Shaqiri sendiri berpotensi menjadi "sasaran tembak" suporter Red Star, karena pada Piala Dunia 2018 lalu, dirinya (bersama Granit Xhaka, gelandang Arsenal), pernah melakukan selebrasi, usai mencetak gol ke gawang Serbia, dengan gestur tangan membentuk gambar elang, seperti pada logo bendera Albania. Kebetulan, Shaqiri dan Xhaka memang berdarah Kosovo-Albania, etnis yang di masa lalu berkonflik dengan Serbia, tepatnya pada masa perang saudara saat Yugoslavia bubar di awal dekade 1990-an.
Tak heran, timnas Serbia pun mengajukan protes resmi ke FIFA. Karena, selebrasi Shaqiri dan Xhaka dinilai bermuatan politis, dan jelas-jelas melanggar aturan FIFA mengenai larangan untuk menampilkan hal-hal bermuatan politis dalam sebuah pertandingan sepak bola.
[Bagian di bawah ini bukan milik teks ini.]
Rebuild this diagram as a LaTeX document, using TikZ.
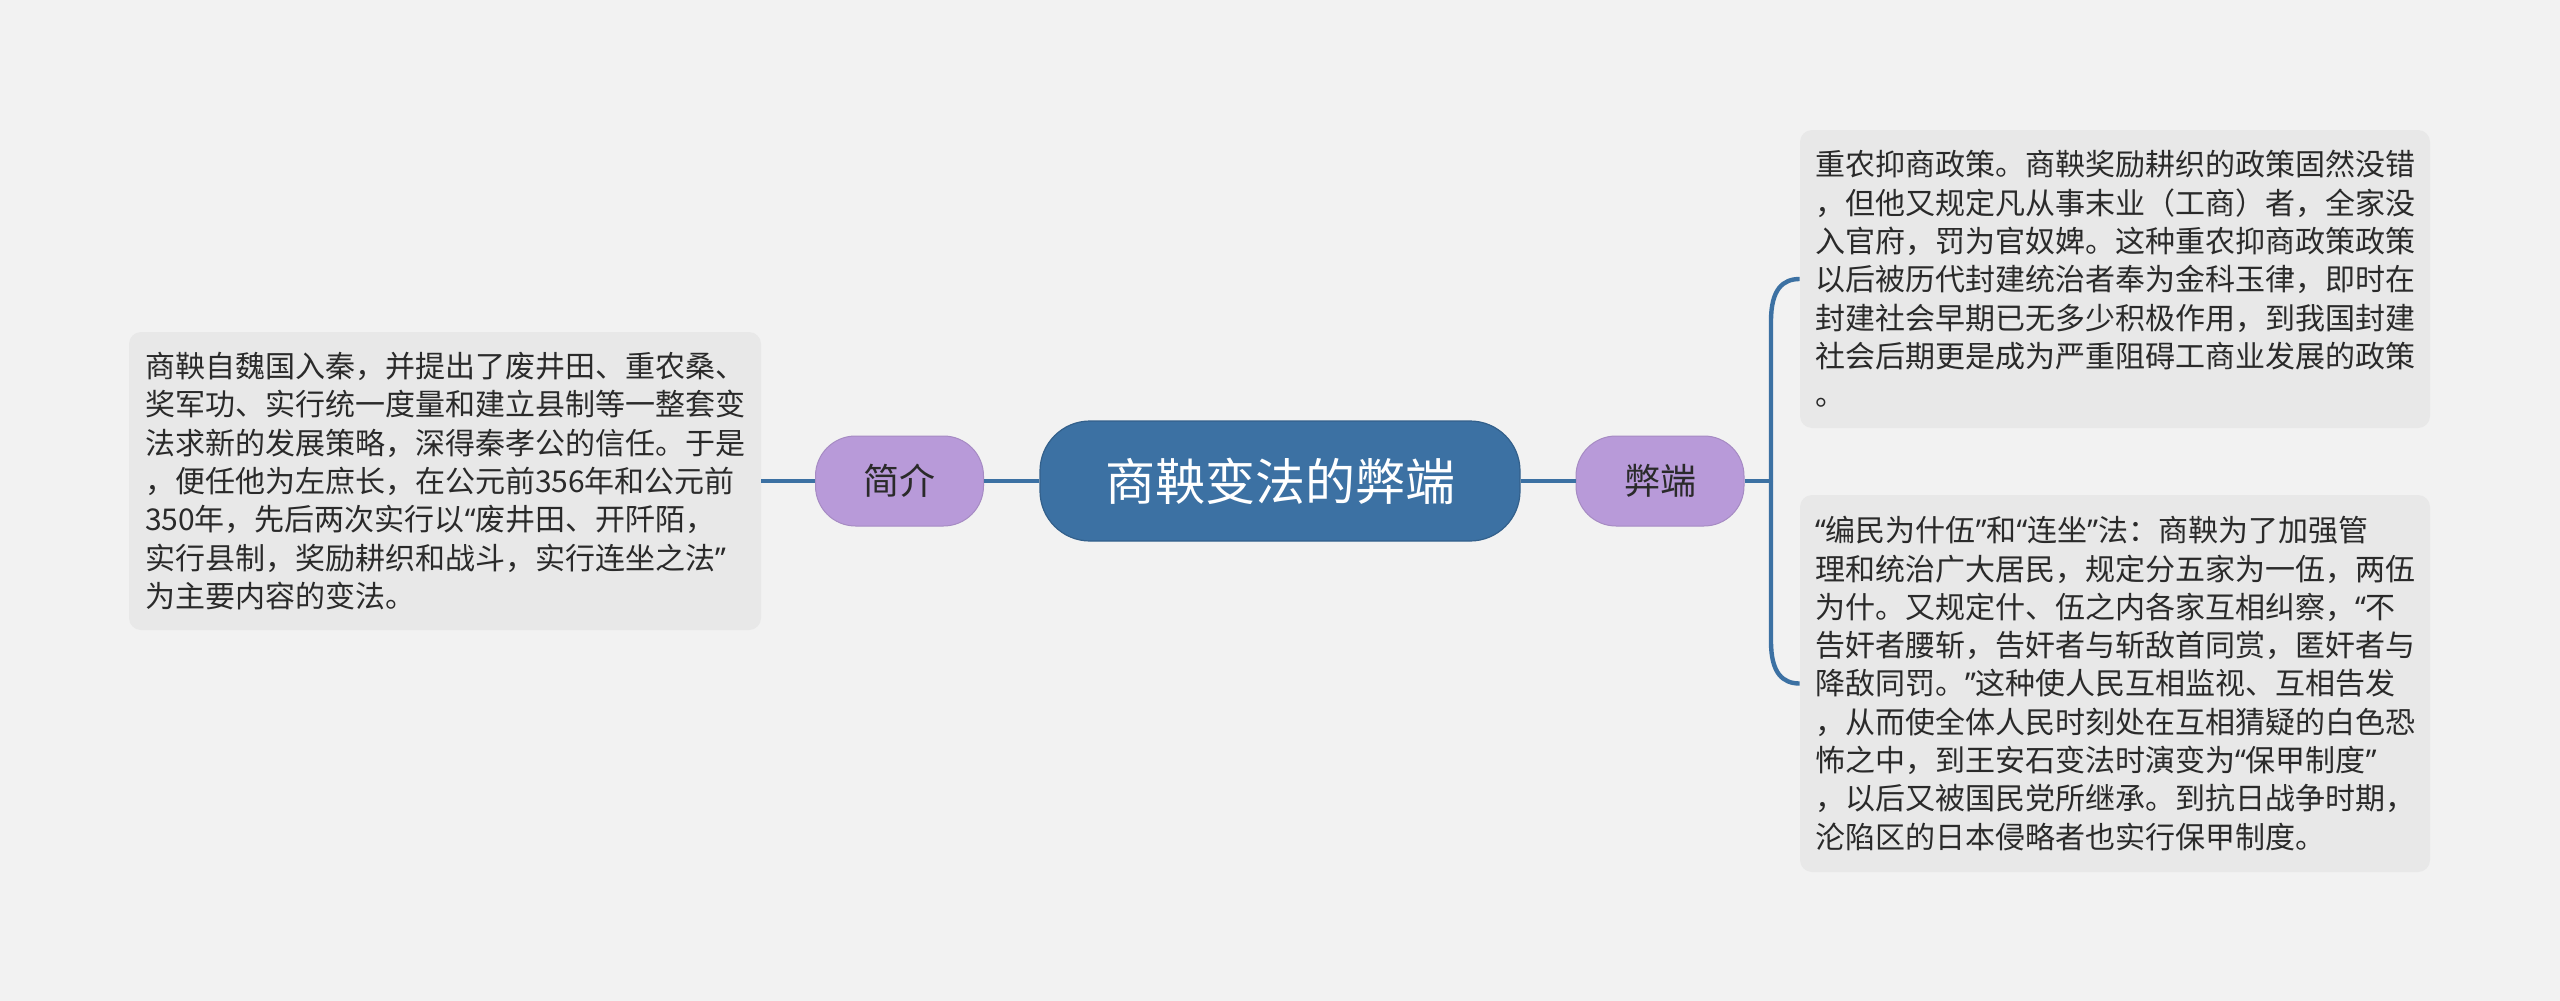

Keduanya pun lalu sama-sama didenda FIFA sebesar 10 ribu Franc Swiss (sekitar Rp 153 juta).
Tapi, meski Shaqiri dan Xhaka sudah didenda FIFA sebesar 10 ribu Franc Swiss (sekitar Rp 153 juta), menyusul selebrasi gol kontroversial mereka, keduanya sudah terlanjur dicap buruk oleh publik Serbia. Tak heran, mereka bersiap memberi "sambutan hangat" kepada Shaqiri, saat Red Star menjamu Liverpool di Belgrade. Untunglah, Klopp sudah mengantisipasi hal ini, dengan "meliburkan" Shaqiri, jadi "sambutan hangat" suporter Red Star urung didapat Shaqiri.
Menariknya, absensi Shaqiri, menyusul dampak selebrasi gol kontroversial yang dilakukannya di Piala Dunia 2018 lalu, menjadi contoh aktual, bahwa meski bisa berkaitan secara tak langsung, sepak bola dan politik pada dasarnya adalah dua alam berbeda. Keduanya tak boleh dicampur aduk seenaknya. Karena, tindakan itu mengingkari nilai universal dalam sepak bola. Selain itu, pencampuran sepak bola dan politik secara sembarangan, akan menghasilkan dampak negatif yang dapat merugikan semua pihak terkait.